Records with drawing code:
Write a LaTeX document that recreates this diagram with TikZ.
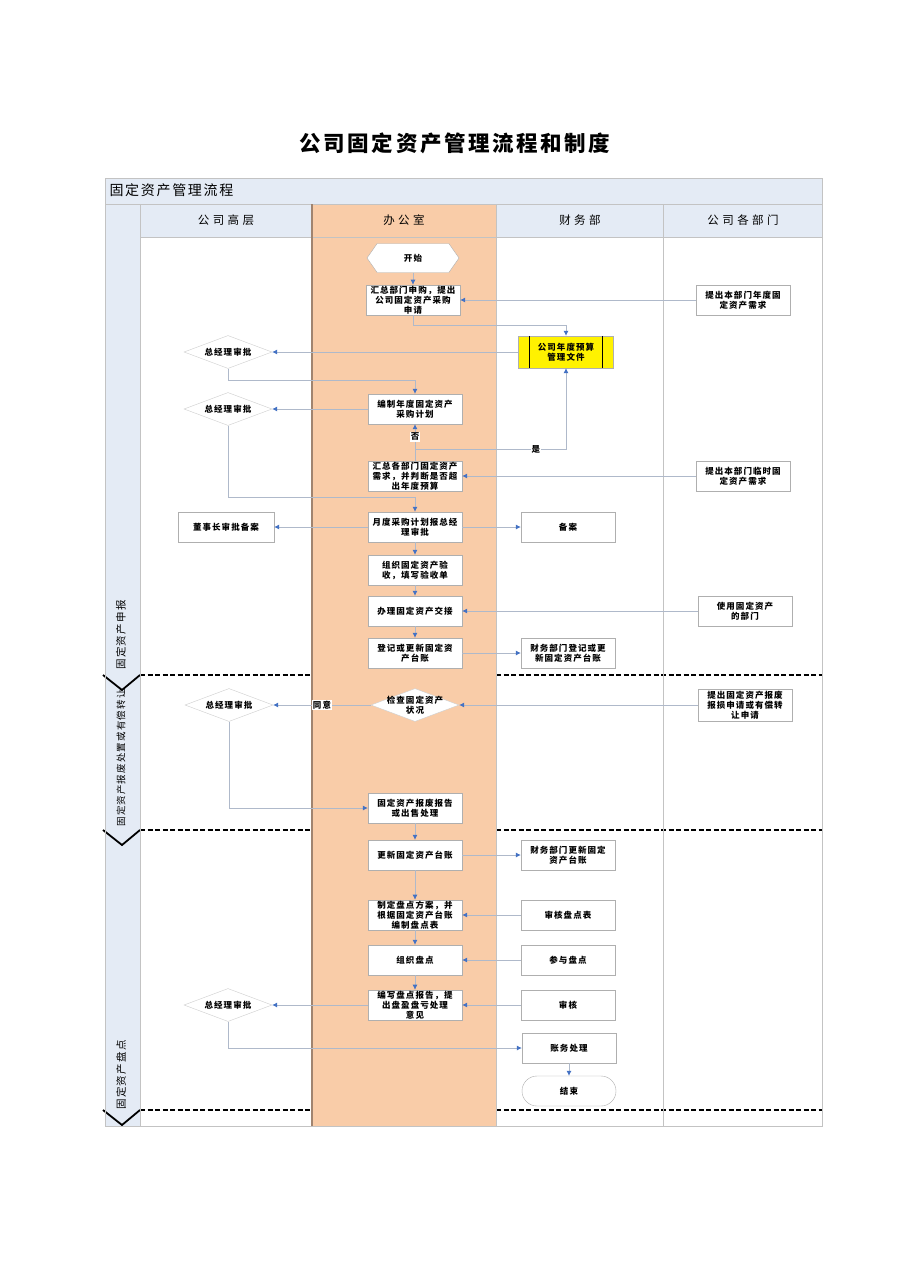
\documentclass[tikz,border=0pt]{standalone}
\usepackage{fontspec}
\setmainfont{Noto Sans CJK SC}[LetterSpace=12]
\newfontfamily\hdrfont{Noto Sans CJK SC}[LetterSpace=30]
\usetikzlibrary{shapes.geometric,shapes.symbols,arrows.meta}
\definecolor{hdrblue}{RGB}{228,235,245}
\definecolor{laneorg}{RGB}{249,204,168}
\definecolor{framec}{RGB}{195,195,195}
\definecolor{laneedge}{RGB}{160,132,112}
\definecolor{arrblue}{RGB}{68,114,196}
\definecolor{conncol}{RGB}{175,185,202}
\definecolor{boxline}{RGB}{175,175,175}
\definecolor{decline}{RGB}{205,205,205}
\definecolor{ybar}{RGB}{200,190,0}
\newcommand\boxfont{\fontsize{8.5}{10}\selectfont\bfseries}
\tikzset{
  proc/.style={draw=boxline, fill=white, minimum width=94, minimum height=30, inner sep=1, align=center, font=\boxfont},
  dec/.style={diamond, draw=decline, fill=white, minimum width=88, minimum height=33, aspect=2.7, inner sep=0, align=center, font=\boxfont},
  termshape/.style={signal, signal to=west and east, signal pointer angle=110, draw=boxline, fill=white, minimum width=92, minimum height=29, inner sep=0, font=\boxfont},
  conn/.style={draw=conncol, line width=0.7, -{Latex[length=5,width=5,color=arrblue]}},
  connline/.style={draw=conncol, line width=0.7},
  lbl/.style={fill=white, inner sep=1, font=\boxfont},
  sepline/.style={line width=2.2, dash pattern=on 5 off 2.5},
  chev/.style={line width=1.8, black},
  lanehdr/.style={font=\fontsize{11.5}{12}\selectfont\hdrfont},
  phase/.style={rotate=90, font=\fontsize{10.5}{11}\selectfont},
}
\begin{document}
\begin{tikzpicture}[x=1pt,y=-1pt]
\useasboundingbox (0,0) rectangle (909,1286);
\fill[white] (0,0) rectangle (909,1286);
% backgrounds
\fill[hdrblue] (105,178) rectangle (822,204);
\fill[hdrblue] (105,204) rectangle (140,1126);
\fill[hdrblue] (140,204) rectangle (822,237);
\fill[laneorg] (312,204) rectangle (496,1126);
% phase separators
\foreach \yy in {675,830,1110} {
  \draw[sepline] (140,\yy) -- (312,\yy);
  \draw[sepline] (496,\yy) -- (822,\yy);
  \draw[chev] (103,\yy) -- (122,\yy+15) -- (140,\yy);
}
% frame
\draw[framec] (105,178) rectangle (822,1126);
\draw[framec] (105,204) -- (822,204);
\draw[framec] (140,237) -- (822,237);
\draw[framec] (140,204) -- (140,1126);
\draw[laneedge, line width=1.2] (312,204) -- (312,1126);
\draw[framec] (496,204) -- (496,1126);
\draw[framec] (663,204) -- (663,1126);
% title and headers
\node[font=\fontsize{21.5}{22}\selectfont\bfseries] (title) at (455,143) {公司固定资产管理流程和制度};
\node[anchor=west, font=\fontsize{14}{14}\selectfont] (hdr) at (106,190) {固定资产管理流程};
\node[lanehdr] (h1) at (226,220) {公司高层};
\node[lanehdr] (h2) at (404,220) {办公室};
\node[lanehdr] (h3) at (580,220) {财务部};
\node[lanehdr] (h4) at (743,220) {公司各部门};
\node[phase] (p1) at (121,635) {固定资产申报};
\node[phase, font=\fontsize{9.5}{10}\selectfont] (p2) at (121,758) {固定资产报废处置或有偿转让};
\node[phase] (p3) at (121,1075) {固定资产盘点};
% section 1 nodes
\node[termshape] (start) at (413,258) {开始};
\node[proc] (b1) at (413,300) {汇总部门申购，提出\\公司固定资产采购\\申请};
\node[proc] (r1) at (743,300) {提出本部门年度固\\定资产需求};
\node[proc, fill=yellow, minimum width=95, minimum height=32] (yb) at (566,352) {公司年度预算\\管理文件};
\draw[ybar, line width=1.2] ([xshift=11]yb.north west) -- ([xshift=11]yb.south west);
\draw[ybar, line width=1.2] ([xshift=-11]yb.north east) -- ([xshift=-11]yb.south east);
\node[dec] (g1) at (228,352) {总经理审批};
\node[proc] (b2) at (415,409) {编制年度固定资产\\采购计划};
\node[dec] (g2) at (228,409) {总经理审批};
\node[proc] (b3) at (415,476) {汇总各部门固定资产\\需求，并判断是否超\\出年度预算};
\node[proc] (r2) at (743,476) {提出本部门临时固\\定资产需求};
\node[proc] (b4) at (415,527) {月度采购计划报总经\\理审批};
\node[proc, minimum width=96] (l1) at (226,527) {董事长审批备案};
\node[proc] (f1) at (568,527) {备案};
\node[proc] (b5) at (415,570) {组织固定资产验\\收，填写验收单};
\node[proc] (b6) at (415,611) {办理固定资产交接};
\node[proc] (r3) at (745,611) {使用固定资产\\的部门};
\node[proc] (b7) at (415,653) {登记或更新固定资\\产台账};
\node[proc] (f2) at (568,653) {财务部门登记或更\\新固定资产台账};
% section 2 nodes
\node[proc, minimum height=32] (r4) at (745,705) {提出固定资产报废\\报损申请或有偿转\\让申请};
\node[dec] (g0) at (415,705) {};
\node[font=\boxfont, align=center] (g0t) at (415,705) {检查固定资产\\状况};
\node[dec] (g3) at (229,705) {总经理审批};
\node[proc] (b8) at (415,808) {固定资产报废报告\\或出售处理};
% section 3 nodes
\node[proc] (b9) at (415,855) {更新固定资产台账};
\node[proc] (f3) at (568,855) {财务部门更新固定\\资产台账};
\node[proc] (b10) at (415,915) {制定盘点方案，并\\根据固定资产台账\\编制盘点表};
\node[proc] (f4) at (568,915) {审核盘点表};
\node[proc] (b11) at (415,960) {组织盘点};
\node[proc] (f5) at (568,960) {参与盘点};
\node[proc] (b12) at (415,1005) {编写盘点报告，提\\出盘盈盘亏处理\\意见};
\node[proc] (f6) at (568,1005) {审核};
\node[dec] (g4) at (228,1005) {总经理审批};
\node[proc] (f7) at (569,1048) {账务处理};
\node[proc, rounded corners=15] (fin) at (569,1091) {结束};
% connectors section 1
\draw[conn] (start.south) -- (b1.north);
\draw[conn] (r1.west) -- (b1.east);
\draw[conn] (b1.south) -- ++(0,10) -| (yb.north);
\draw[conn] (yb.west) -- (g1.east);
\draw[conn] (g1.south) -- ++(0,12) -| (b2.north);
\draw[conn] (b2.west) -- (g2.east);
\path (b3.north) ++(0,-11) coordinate (j1);
\draw[connline] (b3.north) -- (j1);
\draw[conn] (j1) -- (b2.south) node[midway, lbl] (no1) {否};
\draw[conn] (j1) -| (yb.south) node[pos=0.4, lbl] (yes1) {是};
\draw[conn] (r2.west) -- (b3.east);
\draw[conn] (g2.south) -- ++(0,72) -| (b4.north);
\draw[conn] (b4.west) -- (l1.east);
\draw[conn] (b4.east) -- (f1.west);
\draw[conn] (b4.south) -- (b5.north);
\draw[conn] (b5.south) -- (b6.north);
\draw[conn] (r3.west) -- (b6.east);
\draw[conn] (b6.south) -- (b7.north);
\draw[conn] (b7.east) -- (f2.west);
% connectors section 2
\draw[conn] (r4.west) -- (g0.east);
\draw[conn] (g0.west) -- (g3.east) node[midway, lbl] (agree) {同意};
\draw[conn] (g3.south) |- (b8.west);
\draw[conn] (b8.south) -- (b9.north);
% connectors section 3
\draw[conn] (b9.east) -- (f3.west);
\draw[conn] (b9.south) -- (b10.north);
\draw[conn] (f4.west) -- (b10.east);
\draw[conn] (b10.south) -- (b11.north);
\draw[conn] (f5.west) -- (b11.east);
\draw[conn] (b11.south) -- (b12.north);
\draw[conn] (f6.west) -- (b12.east);
\draw[conn] (b12.west) -- (g4.east);
\draw[conn] (g4.south) |- (f7.west);
\draw[conn] (f7.south) -- (fin.north);
\end{tikzpicture}
\end{document}
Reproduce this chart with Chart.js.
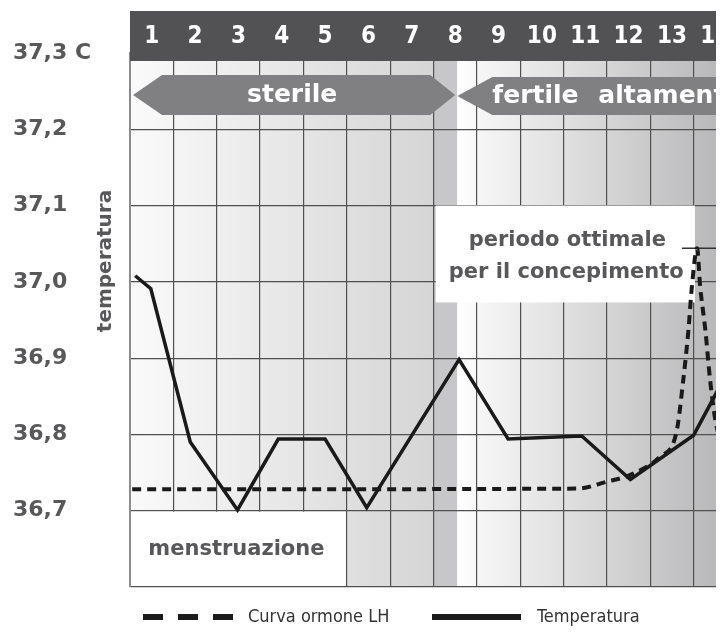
<!DOCTYPE html>
<html>
<head>
<meta charset="utf-8">
<title>Temperatura basale</title>
<script src="https://cdn.jsdelivr.net/npm/chart.js@4.4.1/dist/chart.umd.min.js"></script>
<style>
    html, body { margin: 0; padding: 0; background: #fff; overflow: hidden; }
    #wrap { position: absolute; left: 0; top: 0; width: 716px; height: 633px; overflow: hidden; }
    canvas { display: block; }
</style>
</head>
<body>
<div id="wrap"><canvas id="cycleChart" width="740" height="633"></canvas></div>
<script>
// Days of the cycle (one column each)
const dayLabels = ['1', '2', '3', '4', '5', '6', '7', '8', '9', '10', '11', '12', '13', '14'];

// Temperature axis
const yTickValues = [36.6, 36.7, 36.8, 36.9, 37.0, 37.1, 37.2, 37.3];
const yTickLabels = ['', '36,7', '36,8', '36,9', '37,0', '37,1', '37,2', '37,3 C'];

// Basal temperature (x in columns from the start of day 1)
const tempDays = [0.12, 0.48, 1.39, 2.48, 3.42, 4.5, 5.46, 7.59, 8.72, 10.42, 11.54, 13.0, 13.65];
const tempValues = [37.008, 36.991, 36.790, 36.701, 36.794, 36.794, 36.704, 36.898, 36.794, 36.798, 36.741, 36.799, 36.868];

// LH hormone curve
const lhDays = [0.05, 10.31, 11.0, 11.54, 12.23, 12.6, 12.76, 12.88, 12.96, 13.08, 13.15, 13.27, 13.38, 13.5, 13.62];
const lhValues = [36.728, 36.729, 36.738, 36.747, 36.771, 36.802, 36.871, 36.937, 36.994, 37.044, 36.994, 36.937, 36.871, 36.819, 36.79];

// short mark at the LH peak
const peakDays = [12.73, 13.93];
const peakValues = [37.044, 37.044];

const legendLabels = ['Curva ormone LH', 'Temperatura'];

const labelGray = '#58585a';
const boldFont = "'DejaVu Sans', sans-serif";
const condFont = "'DejaVu Sans Condensed', 'DejaVu Sans', sans-serif";

const toPoints = (xs, ys) => xs.map((x, i) => ({ x: x, y: ys[i] }));

function arrowPath(ctx, pts) {
    ctx.beginPath();
    pts.forEach((p, i) => i ? ctx.lineTo(p[0], p[1]) : ctx.moveTo(p[0], p[1]));
    ctx.closePath();
    ctx.fill();
}

const decorPlugin = {
    id: 'decor',
    beforeDraw(chart) {
        const { ctx, chartArea: a, scales: { x } } = chart;
        const x0 = x.getPixelForValue(0), x7 = x.getPixelForValue(7);
        const xb = x.getPixelForValue(7.55), x14 = x.getPixelForValue(14);
        ctx.save();
        // sterile days background
        let g = ctx.createLinearGradient(x0, 0, x7, 0);
        g.addColorStop(0, '#fafafa');
        g.addColorStop(1, '#d5d5d6');
        ctx.fillStyle = g;
        ctx.fillRect(x0, a.top, x7 - x0, a.bottom - a.top);
        // transition band
        ctx.fillStyle = '#c7c7c9';
        ctx.fillRect(x7, a.top, xb - x7, a.bottom - a.top);
        // fertile days background
        g = ctx.createLinearGradient(xb, 0, x14, 0);
        g.addColorStop(0, '#ffffff');
        g.addColorStop(0.08, '#f6f6f6');
        g.addColorStop(1, '#b3b3b5');
        ctx.fillStyle = g;
        ctx.fillRect(xb, a.top, x14 - xb, a.bottom - a.top);
        ctx.restore();
    },
    beforeDatasetsDraw(chart) {
        const { ctx, scales: { x, y } } = chart;
        ctx.save();

        // dark header with the day numbers
        ctx.fillStyle = '#525254';
        ctx.fillRect(x.getPixelForValue(0), 11, x.getPixelForValue(14) - x.getPixelForValue(0), 50);

        // arrows
        const cy = 95, h = 20;
        ctx.fillStyle = '#808083';
        const s0 = x.getPixelForValue(0.07), s1 = x.getPixelForValue(7.5);
        arrowPath(ctx, [[s0, cy], [s0 + 29, cy - h], [s1 - 25, cy - h], [s1, cy], [s1 - 25, cy + h], [s0 + 29, cy + h]]);
        const f0 = x.getPixelForValue(7.55), f1 = x.getPixelForValue(14) + 5;
        arrowPath(ctx, [[f0, cy + 1], [f0 + 35, cy - h + 2], [f1, cy - h + 2], [f1, cy + h], [f0 + 35, cy + h]]);

        ctx.fillStyle = '#ffffff';
        ctx.font = 'bold 25px ' + boldFont;
        ctx.textBaseline = 'middle';
        ctx.textAlign = 'center';
        ctx.fillText('sterile', x.getPixelForValue(3.74), cy);
        ctx.textAlign = 'left';
        ctx.fillText('fertile', f0 + 35, cy + 1);
        ctx.fillText('altamente', f0 + 141, cy + 1);

        // menstruation box
        const m0 = x.getPixelForValue(0), m1 = x.getPixelForValue(5);
        const mt = y.getPixelForValue(36.7), mb = y.getPixelForValue(36.6);
        ctx.fillStyle = '#ffffff';
        ctx.fillRect(m0 + 1.5, mt + 1, m1 - m0 - 2.5, mb - mt - 2);
        ctx.fillStyle = labelGray;
        ctx.font = 'bold 21px ' + boldFont;
        ctx.textAlign = 'center';
        ctx.fillText('menstruazione', (m0 + m1) / 2 - 2, (mt + mb) / 2 + 1);

        // optimal period box
        const p0 = x.getPixelForValue(7.05), p1 = x.getPixelForValue(13.03);
        const pt = y.getPixelForValue(37.1), pb = y.getPixelForValue(36.973);
        ctx.fillStyle = '#ffffff';
        ctx.fillRect(p0, pt, p1 - p0, pb - pt);
        ctx.fillStyle = labelGray;
        ctx.fillText('periodo ottimale', (p0 + p1) / 2 + 2, pt + 35);
        ctx.fillText('per il concepimento', (p0 + p1) / 2 + 1, pt + 67);
        ctx.restore();
    },
    afterDraw(chart) {
        const { ctx } = chart;
        ctx.save();
        // axis title
        ctx.translate(106, 261);
        ctx.rotate(-Math.PI / 2);
        ctx.fillStyle = labelGray;
        ctx.font = 'bold 20px ' + boldFont;
        ctx.textAlign = 'center';
        ctx.textBaseline = 'middle';
        ctx.fillText('temperatura', 0, 0);
        ctx.restore();

        // legend
        const ly = 617;
        ctx.save();
        ctx.strokeStyle = '#1a1a1a';
        ctx.lineWidth = 6;
        ctx.setLineDash([20, 15]);
        ctx.beginPath();
        ctx.moveTo(143, ly);
        ctx.lineTo(233, ly);
        ctx.stroke();
        ctx.setLineDash([]);
        ctx.beginPath();
        ctx.moveTo(432, ly);
        ctx.lineTo(521, ly);
        ctx.stroke();
        ctx.fillStyle = '#333333';
        ctx.font = '18px ' + condFont;
        ctx.textBaseline = 'middle';
        ctx.textAlign = 'left';
        ctx.fillText(legendLabels[0], 248, ly);
        ctx.fillText(legendLabels[1], 537, ly);
        ctx.restore();
    }
};

const ctx = document.getElementById('cycleChart').getContext('2d');
new Chart(ctx, {
    type: 'line',
    data: {
        datasets: [{
            label: legendLabels[0],
            data: toPoints(lhDays, lhValues),
            borderColor: '#1a1a1a',
            borderWidth: 4,
            borderDash: [9, 6],
            cubicInterpolationMode: 'monotone',
            pointRadius: 0,
            fill: false
        }, {
            label: legendLabels[1],
            data: toPoints(tempDays, tempValues),
            borderColor: '#1a1a1a',
            borderWidth: 3.5,
            borderJoinStyle: 'miter',
            tension: 0,
            pointRadius: 0,
            fill: false
        }, {
            label: 'picco LH',
            data: toPoints(peakDays, peakValues),
            borderColor: '#333333',
            borderWidth: 1.5,
            pointRadius: 0,
            fill: false
        }]
    },
    options: {
        responsive: false,
        animation: false,
        devicePixelRatio: 1,
        layout: { padding: { left: 13, top: 0, right: 3, bottom: 46 } },
        plugins: {
            legend: { display: false },
            tooltip: { enabled: false }
        },
        scales: {
            x: {
                type: 'linear',
                position: 'top',
                min: 0,
                max: 14,
                afterBuildTicks: scale => {
                    scale.ticks = dayLabels.map((d, i) => ({ value: i + 0.5 }));
                },
                afterFit: scale => { scale.height = 53; },
                ticks: {
                    z: 1,
                    autoSkip: false,
                    maxRotation: 0,
                    padding: 2,
                    color: '#ffffff',
                    font: { family: condFont, size: 24, weight: 'bold' },
                    callback: (value, index) => dayLabels[index]
                },
                grid: { offset: true, color: '#505050', lineWidth: 1.2, drawTicks: false },
                border: { display: false }
            },
            y: {
                min: 36.6,
                max: 37.3,
                afterBuildTicks: scale => {
                    scale.ticks = yTickValues.map(v => ({ value: v }));
                },
                afterFit: scale => { scale.width = 117; },
                ticks: {
                    autoSkip: false,
                    crossAlign: 'far',
                    color: labelGray,
                    font: { family: boldFont, size: 22, weight: 'bold' },
                    callback: (value, index) => yTickLabels[index]
                },
                grid: { color: '#505050', lineWidth: 1.2, drawTicks: false },
                border: { color: '#8c8c8c', width: 2 }
            }
        }
    },
    plugins: [decorPlugin]
});
</script>
</body>
</html>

▶ [What the task requires]: From the listing above, copy every line that includes the word "this".

▶ [Expected answer]:
Write a LaTeX document that recreates this diagram with TikZ.
Reproduce this chart with Chart.js.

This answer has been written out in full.